Professor Emeritus W. Monroe Keyserling creates full fellowship fund for IOE students
U-M IOE professor emeritus, W. Monroe Keyserling, has endowed the W. Monroe Keyserling Fellowship Fund.
U-M IOE professor emeritus, W. Monroe Keyserling, has endowed the W. Monroe Keyserling Fellowship Fund.
W. Monroe Keyserling, professor emeritus of industrial and operations engineering and professor emeritus of environmental health sciences, has endowed the W. Monroe Keyserling Fellowship Fund. His generous investment, which includes an estate gift, will fund a U-M Industrial and Operations Engineering (IOE) doctoral fellowship student.
During his time at U-M IOE, Keyserling spent more than 20 years in graduate administration, initially chairing Graduate Admissions and Financial Aid and later serving as the department’s graduate program chair.
“I learned that unrestricted fellowships are essential to recruiting the best doctoral students to Michigan and giving them the opportunity to use their first year on campus to explore the variety of outstanding research opportunities available in the department,” said Keyserling.
Although the fellowship will be open to all students, preference will be given to those with a connection to South Carolina, North Carolina or Georgia.
Keyserling grew up in Beaufort, South Carolina, and completed his bachelor’s degree at the Georgia Institute of Technology in 1974. When considering doctoral programs, U-M IOE’s program was his first choice. “I was fortunate to receive a generous financial aid offer that provided full support for five years,” he said. “Establishing this fellowship will allow aspiring doctoral students to have the same opportunity that was given to me.”

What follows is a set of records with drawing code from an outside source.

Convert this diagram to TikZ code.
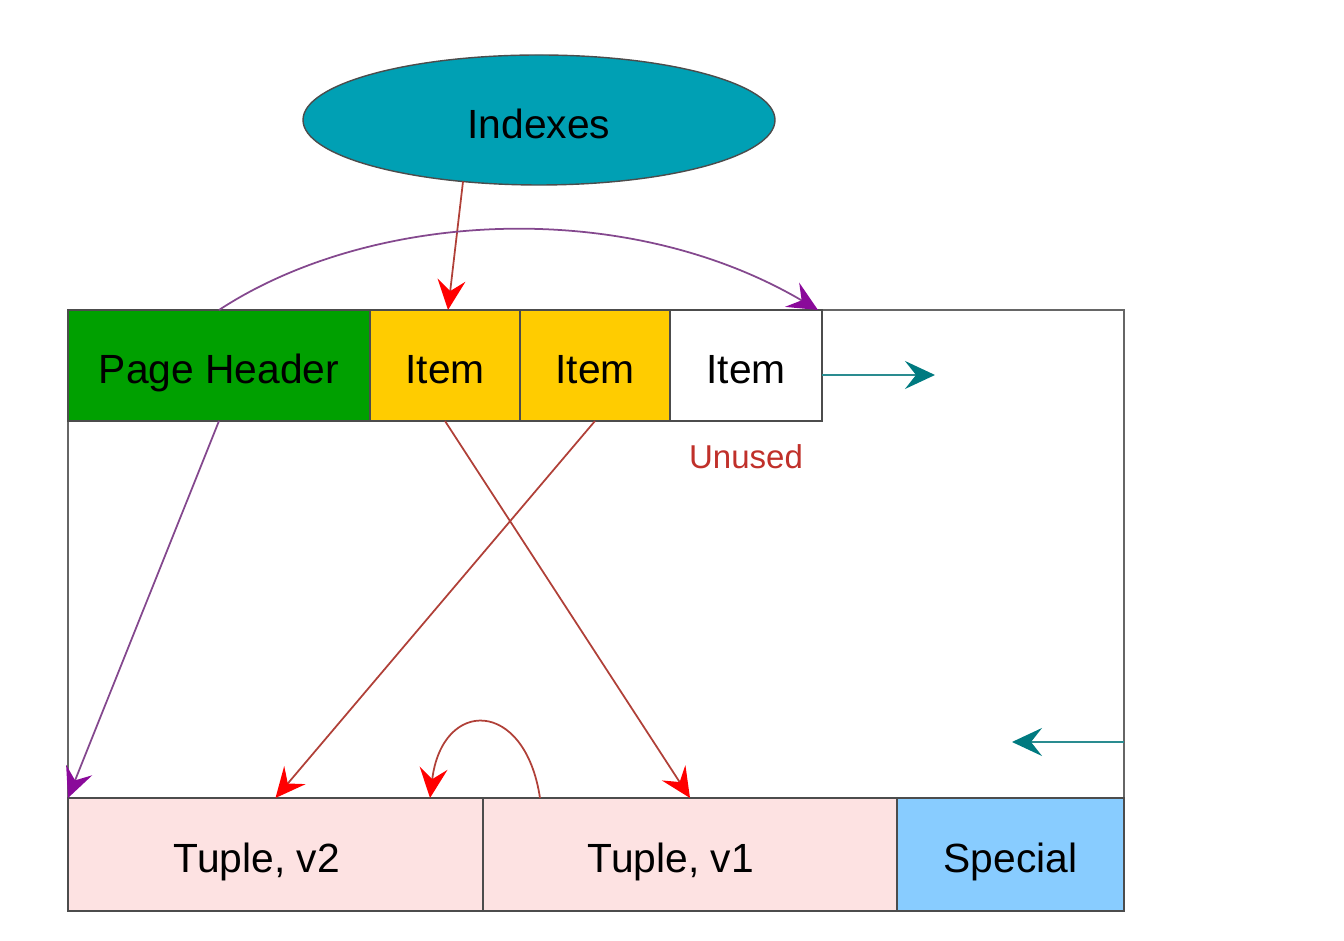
\documentclass[tikz,border=0pt]{standalone}
\usepackage{fontspec}
\setmainfont{Liberation Sans}
\usetikzlibrary{arrows.meta,calc,shapes.geometric}

\definecolor{hdrgreen}{HTML}{00A000}
\definecolor{itemyellow}{HTML}{FFCC00}
\definecolor{idxteal}{HTML}{00A0B4}
\definecolor{tuplepink}{HTML}{FDE2E2}
\definecolor{specblue}{HTML}{88CCFF}
\definecolor{ptrline}{HTML}{B04038}
\definecolor{hdrline}{HTML}{84488E}
\definecolor{hdrhead}{HTML}{8A0A9A}
\definecolor{freeline}{HTML}{2A8C90}
\definecolor{freehead}{HTML}{007A80}
\definecolor{unusedred}{HTML}{C0302A}

\begin{document}
\begin{tikzpicture}[
	every node/.style={font=\fontsize{11.6}{14}\selectfont, inner sep=0pt, outer sep=0pt},
	cell/.style={draw=black!70, line width=0.4pt, minimum height=1.11cm, text height=0.37cm, text depth=0pt},
	ptr/.style={draw=ptrline, line width=0.5pt, -{Stealth[length=3mm,width=2.8mm,inset=1.1mm,color=red]}},
	hdr/.style={draw=hdrline, line width=0.5pt, -{Stealth[length=3mm,width=2.8mm,inset=1.1mm,color=hdrhead]}},
	free/.style={draw=freeline, line width=0.5pt, -{Stealth[length=3mm,width=2.8mm,inset=1.1mm,color=freehead]}}]
	\useasboundingbox (0,0) rectangle (13.44,9.41);
	% page
	\node[draw=black!60, line width=0.4pt, minimum width=10.56cm, minimum height=6.01cm] (PG) at (5.96,3.305) {};
	\node[ellipse, draw=black!70, fill=idxteal, minimum width=4.72cm, minimum height=1.30cm, text height=0.37cm, text depth=0pt] (IDX) at (5.39,8.21) {Indexes};
	% line pointers
	\node[cell, fill=hdrgreen, minimum width=3.02cm] (PH) at (2.19,5.755) {Page Header};
	\node[cell, fill=itemyellow, minimum width=1.50cm] (I1) at (4.45,5.755) {Item};
	\node[cell, fill=itemyellow, minimum width=1.50cm] (I2) at (5.95,5.755) {Item};
	\node[cell, fill=white, minimum width=1.52cm] (I3) at (7.46,5.755) {Item};
	\node[text=unusedred, font=\fontsize{9.4}{11}\selectfont] (UN) at (7.46,4.84) {Unused};
	% tuples
	\node[cell, fill=tuplepink, minimum width=4.15cm, minimum height=1.13cm] (T2) at (2.755,0.865) {Tuple, v2\hspace*{0.37cm}};
	\node[cell, fill=tuplepink, minimum width=4.14cm, minimum height=1.13cm] (T1) at (6.90,0.865) {Tuple, v1\hspace*{0.38cm}};
	\node[cell, fill=specblue, minimum width=2.27cm, minimum height=1.13cm] (SP) at (10.105,0.865) {Special};
	\coordinate (F1) at (9.35,5.66);
	\coordinate (F2a) at (11.24,1.99);
	\coordinate (F2b) at (10.12,1.99);
	\draw[ptr] (IDX.219) -- ($(I1.north)+(0.03,0)$);
	\draw[hdr] (PH.north) .. controls (3.7,7.30) and (6.24,7.45) .. ($(I3.north east)+(-0.04,0)$);
	\draw[hdr] (PH.south) -- (T2.north west);
	\draw[ptr] (I2.south) -- (T2.north);
	\draw[ptr] (I1.south) -- (T1.north);
	\draw[ptr] ($(T1.north west)+(0.57,0)$) .. controls +(-0.15,1.0) and +(0.12,1.0) .. ($(T2.north east)+(-0.53,0)$);
	\draw[free] (I3.east |- F1) -- (F1);
	\draw[free] (F2a) -- (F2b);
\end{tikzpicture}
\end{document}
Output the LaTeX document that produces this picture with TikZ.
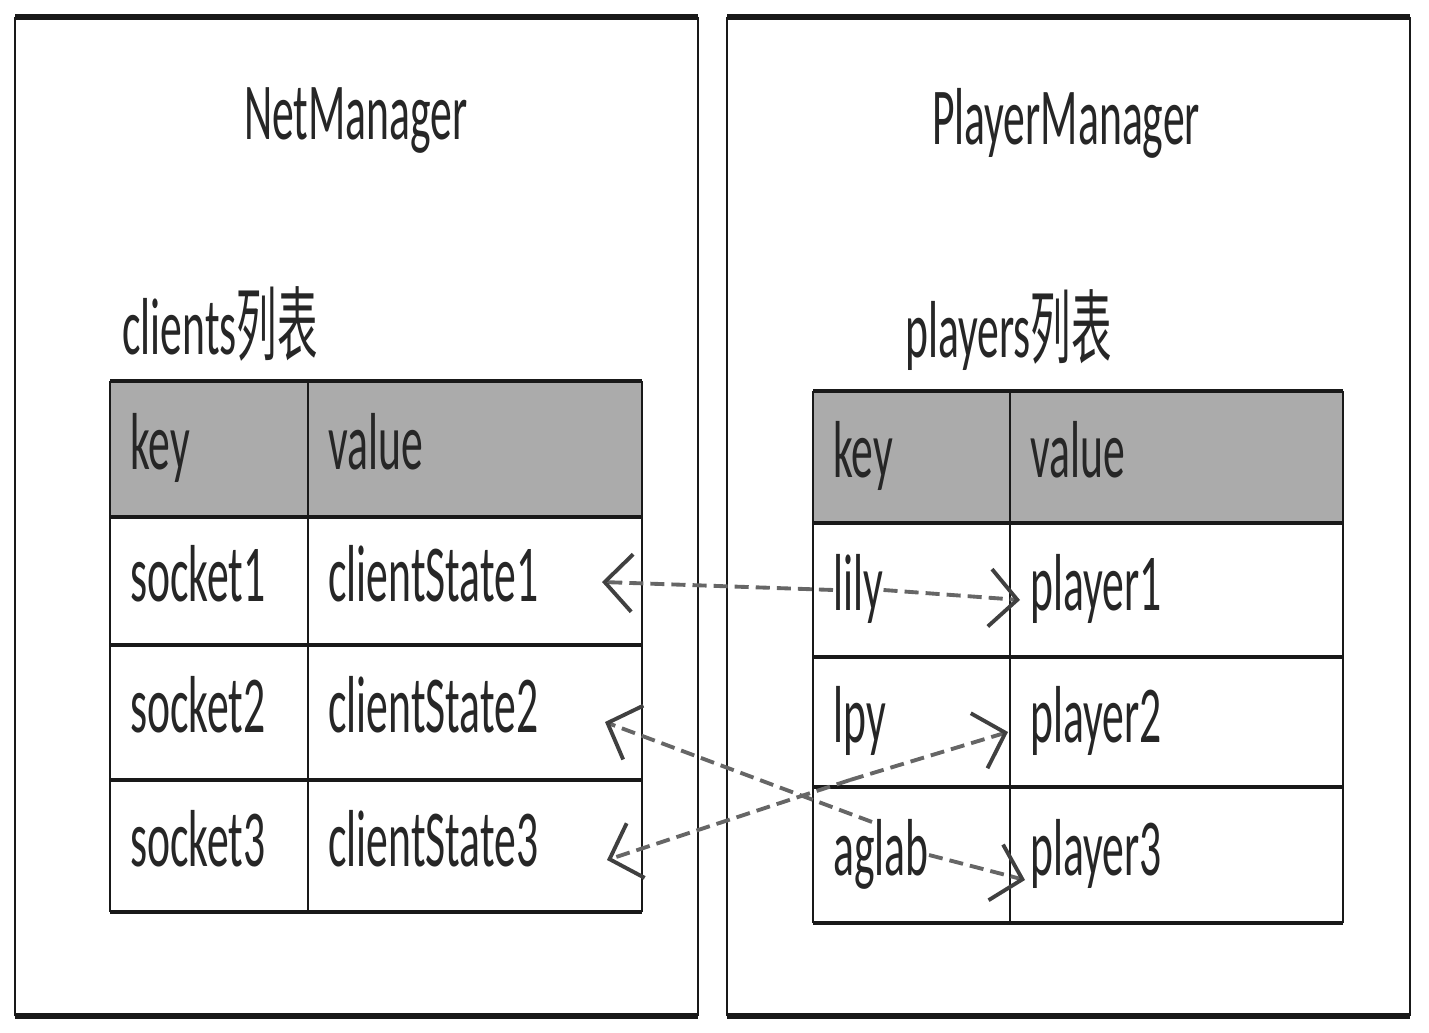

Following his master’s and doctoral degrees at U-M, Keyserling served as an assistant professor at the Harvard School of Public Health from 1979 to 1983. He returned to U-M IOE as an assistant professor of industrial and operations engineering in 1984 and was promoted to full professor in 1996.
At U-M, Keyserling taught courses on ergonomics and occupational safety. His research interests included controlling fatigue and injuries through improved workstation design, enhancing work measurement techniques to evaluate ergonomic stresses, and investigating safety culture and work practices among skilled-trade workers who perform facility and equipment maintenance.
Before retiring in 2019 and moving to Asheville, North Carolina, Keyserling had served as PI and project director for various high profile research projects. These included work with the Ford Motor Company, the Walt Disney Company, PepsiCo, General Motors, the United Auto Workers, the National Institute for Occupational Health and Safety, and the U.S. Department of Education. He also authored over 150 journal articles and book chapters and received the Liberty Mutual Insurance Company’s Outstanding Research Award for implementing a rapid-screening tool for identifying high-risk work activities.